Norwegian Shanty Town

Mark Twain Archive, Elmira College courtesy of Kevin Mac Donnell, Austin, Texas.

From J.B. Pond's informative diary:
We arrived at the Park Hotel here at 7:30 A.M . after a good night's sleep. Interest grows more and more intense as we come nearer to the Rocky Mountains. It brings back fond memories of other days.

The two Brothers Gibson, proprietors of the hotel, drove our party out to Giant Spring, three miles distant. It is a giant, too. I never saw a more beautiful or more wonderful spring. A big river fairly boils up out of the ground, of the most beautiful deep peacock green color I ever saw in clear water.

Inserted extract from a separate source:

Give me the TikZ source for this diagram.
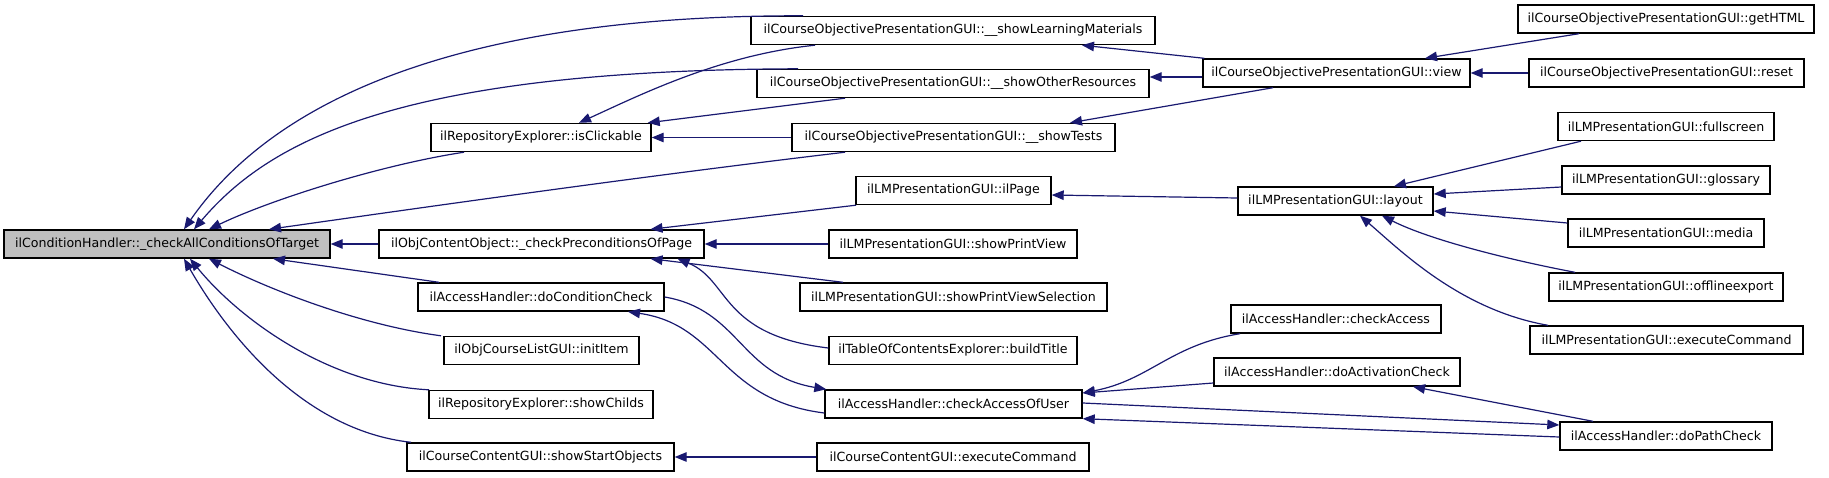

The largest copper ore smelters in the world are here. The Great Falls could supply power enough for all the machinery west of Chicago, with some to spare. "Mark" is improving. For the first time since we started he appeared about the hotel corridors and on the street. He and I walked about the outskirts of the town, and I caught a number of interesting snapshots among the Norwegian shanties. I got a good group including four generations, with eight children, a calf and five cats. "Mark" wanted a photograph of each cat. He caught a pair of kittens in his arms, greatly to the discomfort of their owner, a little girl. He tried to make friends with the child and buy the kittens, but she began to cry and beg that her pets might be liberated. He soon captured her with a pretty story, and she finally consented to let them go. Few know "Mark's" great love for cats, as well as for every living creature [Eccentricities of Genius 209].

Mark had an off night and was not at his best, which has almost broken his heart. He couldn't get over it all day. The Gibson Brothers have done much to make our visit delightful, and it has proved very enjoyable indeed. Of course, being proprietors of the hotel, they lose nothing, for I find they charge us five dollars a day each, and the extortions from porters, baggagemen and bellboys surpass anything I know of. The smallest money is two bits (25 cents) here, absurd!